* REQUIREMENTS
In the data below, locate each line with the word "this" and list it.

* DATASET
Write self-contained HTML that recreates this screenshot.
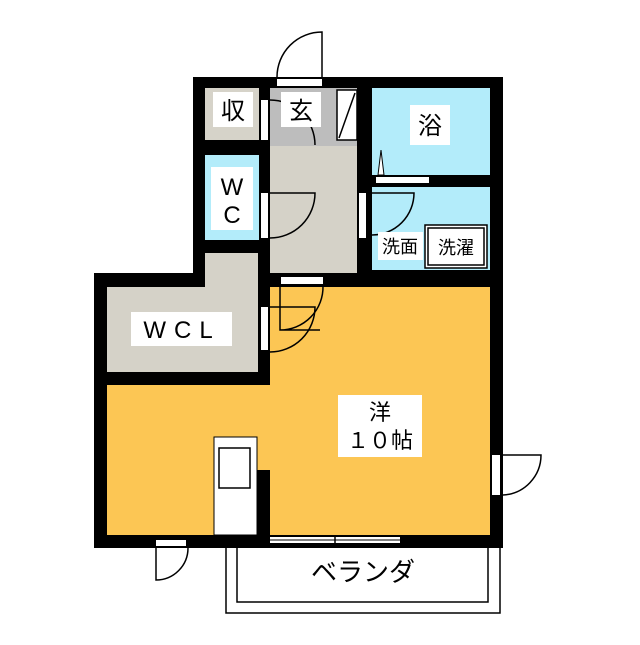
<!DOCTYPE html>
<html><head><meta charset="utf-8"><style>
body{margin:0;background:#fff}
text{font-family:"Liberation Sans","Noto Sans CJK JP",sans-serif;fill:#000}
</style></head><body>
<svg width="640" height="640" viewBox="0 0 640 640" xmlns="http://www.w3.org/2000/svg">
<!-- walls base -->
<rect x="193" y="77" width="310" height="210" fill="#000"/>
<rect x="94" y="273" width="176" height="112" fill="#000"/>
<rect x="193" y="250" width="77" height="40" fill="#000"/>
<rect x="94" y="273" width="409" height="275" fill="#000"/>
<!-- rooms -->
<rect x="205" y="88" width="54" height="52" fill="#d6d3c9"/>
<rect x="205" y="155" width="54" height="85" fill="#b3ecfa"/>
<rect x="270" y="88" width="87" height="185" fill="#d5d2c8"/>
<rect x="270" y="88" width="87" height="58" fill="#bdbdbd"/>
<rect x="372" y="88" width="118" height="87" fill="#b3ecfa"/>
<rect x="372" y="187" width="118" height="83" fill="#b3ecfa"/>
<rect x="107" y="287" width="151" height="85" fill="#d5d2c8"/>
<rect x="205" y="253" width="53" height="40" fill="#d5d2c8"/>
<rect x="270" y="287" width="220" height="248" fill="#fcc654"/>
<rect x="107" y="385" width="165" height="150" fill="#fcc654"/>
<!-- shoe box -->
<rect x="337" y="90" width="20" height="50" fill="#fff" stroke="#000" stroke-width="1.5"/>
<line x1="339" y1="138" x2="355" y2="93" stroke="#000" stroke-width="1.5"/>
<!-- entrance door -->
<rect x="277" y="79" width="45" height="7" fill="#fff"/>
<path d="M322 77 V32 A45 45 0 0 0 277 77" fill="none" stroke="#000" stroke-width="1.5"/>
<!-- 収 door -->
<rect x="261" y="100" width="7" height="40" fill="#fff"/>
<path d="M270 100 A45 45 0 0 1 315 145" fill="none" stroke="#000" stroke-width="1.5"/>
<!-- WC door -->
<rect x="261" y="193" width="7" height="45" fill="#fff"/>
<path d="M270 193 H315 A45 45 0 0 1 270 238" fill="none" stroke="#000" stroke-width="1.5"/>
<!-- wash door -->
<rect x="359" y="193" width="7" height="45" fill="#fff"/>
<path d="M372 193 H414 A42 42 0 0 1 372 235" fill="none" stroke="#000" stroke-width="1.5"/>
<!-- bath door -->
<rect x="376" y="177" width="53" height="6" fill="#fff"/>
<path d="M378 175 L381 150 L384 175 Z" fill="#fff" stroke="#000" stroke-width="1"/>
<!-- washer -->
<rect x="425" y="225" width="62" height="43" fill="#fff" stroke="#000" stroke-width="1.5"/>
<rect x="428" y="228" width="56" height="37" fill="none" stroke="#000" stroke-width="1.5"/>
<!-- room doors -->
<rect x="281" y="277" width="42" height="7" fill="#fff"/>
<path d="M280 286 V330 H320 M323 286 A43 43 0 0 1 280 330" fill="none" stroke="#000" stroke-width="1.5"/>
<rect x="261" y="307" width="7" height="43" fill="#fff"/>
<path d="M270 307 H315 A45 45 0 0 1 270 352" fill="none" stroke="#000" stroke-width="1.5"/>
<!-- kitchen -->
<rect x="214" y="437" width="43" height="98" fill="#fff" stroke="#000" stroke-width="1"/>
<rect x="219" y="448" width="31" height="40" fill="#fff" stroke="#000" stroke-width="1.5"/>
<rect x="257" y="470" width="13" height="65" fill="#000"/>
<!-- windows -->
<rect x="270" y="537" width="130" height="6" fill="#fff"/>
<line x1="270" y1="540" x2="400" y2="540" stroke="#000" stroke-width="1"/>
<line x1="335" y1="535" x2="335" y2="547" stroke="#000" stroke-width="1.5"/>
<!-- right door -->
<rect x="492" y="455" width="8" height="40" fill="#fff"/>
<path d="M503 455 H541 A40 40 0 0 1 503 495" fill="none" stroke="#000" stroke-width="1.5"/>
<!-- bottom-left door -->
<rect x="156" y="540" width="30" height="6" fill="#fff"/>
<path d="M156 548 V580 A32 32 0 0 0 188 548" fill="none" stroke="#000" stroke-width="1.5"/>
<!-- balcony -->
<path d="M226 548 V613 H500 V548 M237 548 V602 H488 V548" fill="none" stroke="#000" stroke-width="1.5"/>
<!-- labels -->
<rect x="213" y="92" width="40" height="35" fill="#fff"/>
<text x="233" y="119" font-size="24" text-anchor="middle">収</text>
<rect x="281" y="92" width="40" height="35" fill="#fff"/>
<text x="301" y="119" font-size="24" text-anchor="middle">玄</text>
<rect x="410" y="105" width="40" height="40" fill="#fff"/>
<text x="430" y="134" font-size="24" text-anchor="middle">浴</text>
<rect x="211" y="167" width="42" height="63" fill="#fff"/>
<text x="232" y="195" font-size="24" text-anchor="middle">W</text>
<text x="232" y="223" font-size="24" text-anchor="middle">C</text>
<rect x="378" y="232" width="45" height="28" fill="#fff"/>
<text x="400" y="253" font-size="18" text-anchor="middle">洗面</text>
<text x="456" y="254" font-size="18" text-anchor="middle">洗濯</text>
<rect x="131" y="312" width="101" height="34" fill="#fff"/>
<text x="182" y="338" font-size="24" text-anchor="middle" letter-spacing="8">WCL</text>
<rect x="338" y="395" width="84" height="62" fill="#fff"/>
<text x="380" y="420" font-size="22" text-anchor="middle">洋</text>
<text x="380" y="448" font-size="22" text-anchor="middle">１０帖</text>
<text x="363" y="581" font-size="26" text-anchor="middle">ベランダ</text>
</svg>
</body></html>
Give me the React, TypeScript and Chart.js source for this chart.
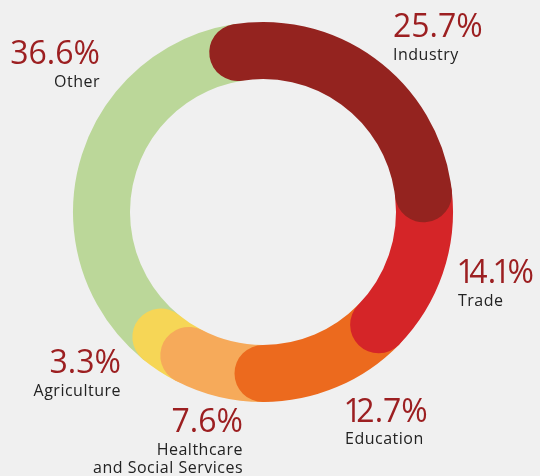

* TASK OUTPUT
Write self-contained HTML that recreates this screenshot.
Give me the React, TypeScript and Chart.js source for this chart.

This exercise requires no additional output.